At night, I see things like people selling crack right in front of my car. Midtown is the one of the safest neighborhoods in Detroit but crime still happens, especially where street lights are out. The problem is worse in other neighborhoods -- current figures estimate that around 20 percent of Detroit's lighting infrastructure does not work, and in some areas that number may be as high as 50 percent. This means that all over the city, when the sun goes down the streets go dark. After the lighting bills died in the State Senate this fall, I decided to combine art with activism, and create a project that would amplify the voice of Detroiters as they call on elected officials to resolving the lighting issue. Politicians can't keep hoping someone else comes along and fixes this. Those opposed to the current plan should be coming up with alternatives, and those in support of it should be out explaining why it is the best option. This problem needs a solution now.
Photo credit: Fritz Haeg
As lanterns floated in the cold night sky carrying wishes for a brighter future in Detroit, their release also evoked the city's past. Detroit's Chinatown, once a vibrant community, would have held festivals with flying lanterns. Sadly, Detroit's Chinatown is no more and its existence has been largely forgotten. According to the Detroit Historical Society, which did an exhibition on Detroit's Chinatown in 2009:
Detroit's Chinatown began when Chinese laundrymen first settled in the city at Third Ave. and Porter St. in 1872. A new wave of immigrants led by five Chinese families opened restaurants, groceries, and a Chinese school between 1910 and the late 1950s. In 1963, Chinatown relocated to Cass Ave. and Peterboro St., where it experienced some success before political and social changes led to its demise in 1987.

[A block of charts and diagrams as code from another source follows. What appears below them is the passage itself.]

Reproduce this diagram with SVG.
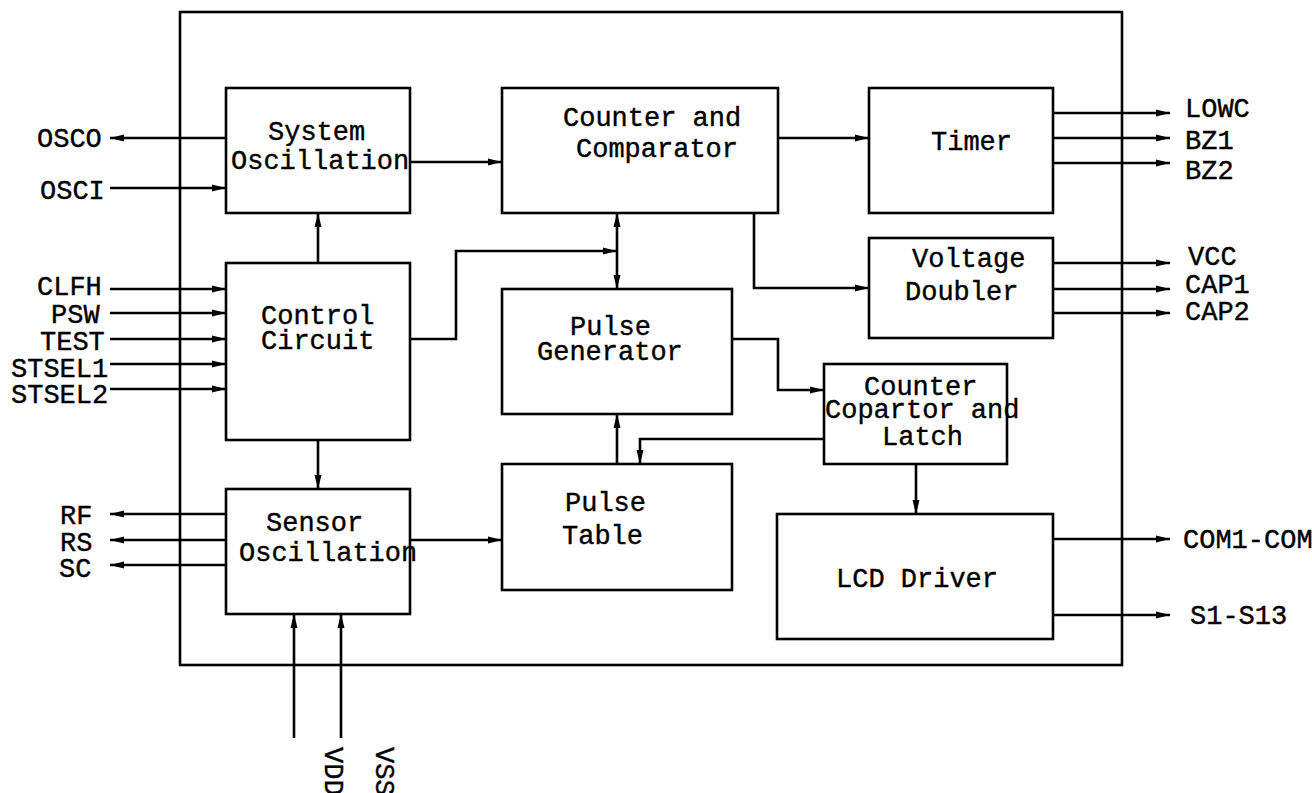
<svg xmlns="http://www.w3.org/2000/svg" width="1312" height="793" viewBox="0 0 1312 793">
<style>
text{font-family:"Liberation Mono","Courier New",monospace;font-size:27px;fill:#000;stroke:#000;stroke-width:0.4}
.box{fill:#fff;stroke:#000;stroke-width:2.6}
.frame{fill:none;stroke:#000;stroke-width:2.6}
.c path{fill:none;stroke:#000;stroke-width:2.6}
.a{marker-end:url(#ah)}
</style>
<defs>
<marker id="ah" markerUnits="userSpaceOnUse" markerWidth="15" markerHeight="9" refX="14" refY="4.5" orient="auto">
<path d="M0,1 L14,4.5 L0,8 Z" fill="#000"/>
</marker>
</defs>
<rect class="frame" x="180" y="12" width="942" height="653"/>
<g id="connectors" class="c">
<path class="a" d="M226,138 H110"/>
<path class="a" d="M110,188 H226"/>
<path class="a" d="M410,162 H502"/>
<path class="a" d="M778,138 H869"/>
<path class="a" d="M1053,113 H1170"/>
<path class="a" d="M1053,138 H1170"/>
<path class="a" d="M1053,163 H1170"/>
<path class="a" d="M754,213 V288 H869"/>
<path class="a" d="M1053,263 H1170"/>
<path class="a" d="M1053,289 H1170"/>
<path class="a" d="M1053,313 H1170"/>
<path class="a" d="M318,263 V213"/>
<path class="a" d="M110,289 H226"/>
<path class="a" d="M110,313 H226"/>
<path class="a" d="M110,339 H226"/>
<path class="a" d="M110,364 H226"/>
<path class="a" d="M110,389 H226"/>
<path class="a" d="M410,339 H456 V251 H617"/>
<path class="a" d="M617,250 V213"/>
<path class="a" d="M617,250 V289"/>
<path class="a" d="M732,339 H778 V390 H824"/>
<path class="a" d="M617,464 V414"/>
<path class="a" d="M824,439 H640 V464"/>
<path class="a" d="M318,440 V489"/>
<path class="a" d="M226,514 H110"/>
<path class="a" d="M226,540 H110"/>
<path class="a" d="M226,565 H110"/>
<path class="a" d="M410,540 H502"/>
<path class="a" d="M916,464 V514"/>
<path class="a" d="M1053,539 H1170"/>
<path class="a" d="M1053,615 H1170"/>
<path class="a" d="M294,738 V614"/>
<path class="a" d="M341,738 V614"/>
</g>
<g id="labels">
<text x="37" y="147">OSCO</text>
<text x="40" y="199">OSCI</text>
<text x="37" y="295">CLFH</text>
<text x="51" y="323">PSW</text>
<text x="40" y="350">TEST</text>
<text x="11" y="377">STSEL1</text>
<text x="11" y="403">STSEL2</text>
<text x="60" y="524">RF</text>
<text x="60" y="551">RS</text>
<text x="59" y="577">SC</text>
<text x="1185" y="117">LOWC</text>
<text x="1185" y="149">BZ1</text>
<text x="1185" y="179">BZ2</text>
<text x="1188" y="265">VCC</text>
<text x="1185" y="293">CAP1</text>
<text x="1185" y="320">CAP2</text>
<text x="1183" y="548">COM1-COM</text>
<text x="1190" y="624">S1-S13</text>
<text transform="translate(325,747) rotate(90)">VDD</text>
<text transform="translate(376,747) rotate(90)">VSS</text>
</g>
<g id="system-oscillation">
<rect class="box" x="226" y="88" width="184" height="125"/>
<text x="268" y="140">System</text>
<text x="231" y="169">Oscillation</text>
</g>
<g id="counter-comparator">
<rect class="box" x="502" y="88" width="276" height="125"/>
<text x="563" y="126">Counter and</text>
<text x="576" y="157">Comparator</text>
</g>
<g id="timer">
<rect class="box" x="869" y="88" width="184" height="125"/>
<text x="931" y="150">Timer</text>
</g>
<g id="voltage-doubler">
<rect class="box" x="869" y="238" width="184" height="100"/>
<text x="912" y="267">Voltage</text>
<text x="905" y="300">Doubler</text>
</g>
<g id="control-circuit">
<rect class="box" x="226" y="263" width="184" height="177"/>
<text x="261" y="324">Control</text>
<text x="261" y="349">Circuit</text>
</g>
<g id="pulse-generator">
<rect class="box" x="502" y="289" width="230" height="125"/>
<text x="570" y="335">Pulse</text>
<text x="537" y="360">Generator</text>
</g>
<g id="counter-copartor-latch">
<rect class="box" x="824" y="364" width="183" height="100"/>
<text x="864" y="395">Counter</text>
<text x="825" y="418">Copartor and</text>
<text x="882" y="445">Latch</text>
</g>
<g id="sensor-oscillation">
<rect class="box" x="226" y="489" width="184" height="125"/>
<text x="266" y="531">Sensor</text>
<text x="239" y="561">Oscillation</text>
</g>
<g id="pulse-table">
<rect class="box" x="502" y="464" width="230" height="126"/>
<text x="565" y="511">Pulse</text>
<text x="562" y="544">Table</text>
</g>
<g id="lcd-driver">
<rect class="box" x="777" y="514" width="276" height="125"/>
<text x="836" y="587">LCD Driver</text>
</g>
</svg>
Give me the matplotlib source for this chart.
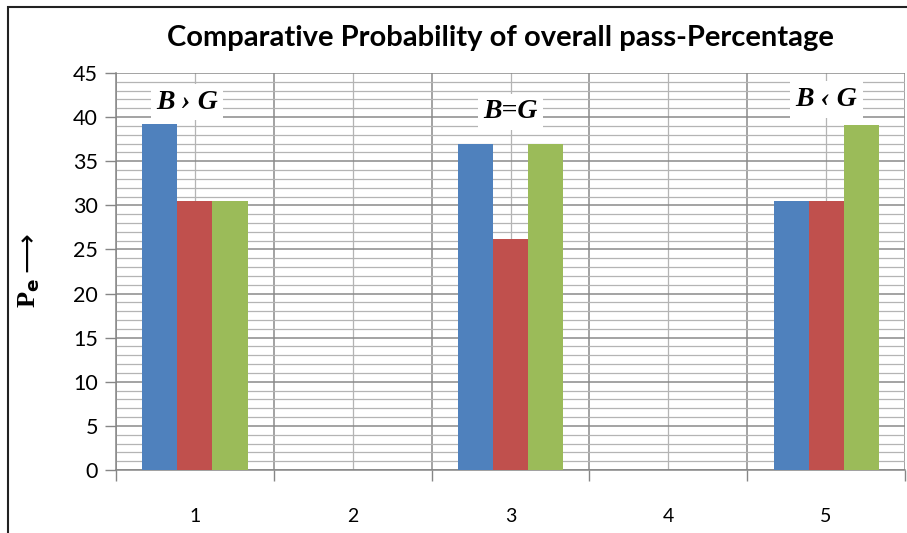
import matplotlib
matplotlib.use("Agg")
import matplotlib.pyplot as plt
import numpy as np
from matplotlib.patches import Rectangle

categories = [1, 2, 3, 4, 5]
series_blue = [39.2, 0, 36.9, 0, 30.5]
series_red = [30.5, 0, 26.2, 0, 30.5]
series_green = [30.5, 0, 36.9, 0, 39.1]
colors = ["#4F81BD", "#C0504D", "#9BBB59"]
title = "Comparative Probability of overall pass-Percentage"
annotations = [("B › G", 0.95, 41.7), ("B=G", 3, 40.6), ("B ‹ G", 5, 42.0)]
yticks = [0, 5, 10, 15, 20, 25, 30, 35, 40, 45]

W, H = 907, 533
fig = plt.figure(figsize=(W / 100, H / 100), dpi=100)
ax = fig.add_axes([116 / W, (H - 470) / H, (905 - 116) / W, (470 - 73) / H])

x = np.array(categories, dtype=float)
bw = 2 / 9.0
for i, (vals, c) in enumerate(zip([series_blue, series_red, series_green], colors)):
    ax.bar(x + (i - 1) * bw, vals, width=bw, color=c, zorder=3, linewidth=0)

ax.set_xlim(0.5, 5.5)
ax.set_ylim(0, 45)

bounds = np.arange(0.5, 6.0, 1.0)
ax.set_xticks(bounds)
ax.set_xticklabels([""] * len(bounds))
ax.set_xticks(x, minor=True)
ax.set_xticklabels([str(c) for c in categories], minor=True, fontsize=14, family="Lato")
ax.tick_params(axis="x", which="major", direction="out", length=8, color="#868686", width=1)
ax.tick_params(axis="x", which="minor", length=0, pad=27)

ax.set_yticks(yticks)
ax.set_yticklabels([str(v) for v in yticks], fontsize=15.5, family="Lato")
ax.set_yticks(np.arange(0, 46, 1), minor=True)
ax.tick_params(axis="y", which="major", direction="out", length=8, color="#868686", width=1, pad=5)
ax.tick_params(axis="y", which="minor", length=0)

ax.grid(which="major", axis="both", color="#8a8a8a", linewidth=1.1, zorder=0)
ax.grid(which="minor", axis="both", color="#b4b4b4", linewidth=0.9, zorder=0)
ax.set_axisbelow(True)

for s in ["top", "right"]:
    ax.spines[s].set_visible(False)
for s in ["left", "bottom"]:
    ax.spines[s].set_color("#868686")
    ax.spines[s].set_linewidth(1.1)

for txt, xc, yc in annotations:
    ax.text(xc, yc, txt, ha="center", va="center", fontsize=20, fontweight="bold",
            fontstyle="italic", family="Liberation Serif", zorder=5,
            bbox=dict(boxstyle="square,pad=0.2", facecolor="white", edgecolor="none"))

fig.text(500 / W, 1 - 38 / H, title, ha="center", va="center", fontsize=21,
         fontweight="bold", family="Lato")

fig.text(29 / W, 1 - 293 / H, r"P$_\mathbf{e}$", rotation=90, ha="center", va="center",
         fontsize=19, fontweight="bold", family="Liberation Serif")
fig.text(27 / W, 1 - 252 / H, "⟶", rotation=90, ha="center", va="center",
         fontsize=20, family="DejaVu Sans")

fig.patches.append(Rectangle((8 / W, -0.05), 1.2, 1 - 7 / H + 0.05, transform=fig.transFigure,
                             facecolor="none", edgecolor="#222222", linewidth=1.5, zorder=10))

fig.savefig("out.png", dpi=100)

"The construction of the Lodge forced the relocation of Chinatown, which the Detroit Housing Commission had declared a 'slum,'" explains Ibarlucea.
Many residents moved to the suburbs, leading gradually to the demise of the city's Chinese community. The neighborhood was seen as undesirable in the face of progress and growth. As investors consider the construction of a new hockey stadium not far from the abandoned streets of Chinatown, I want people to think about the effects this project could have on the neighborhood and its current inhabitants.
An exhibition documenting the event will be held at MOCAD on December 9th. Ibarlucea hopes to organize more lantern launches, providing a way for the people of Detroit to show elected officials that getting the lights back on is a top priority for their city.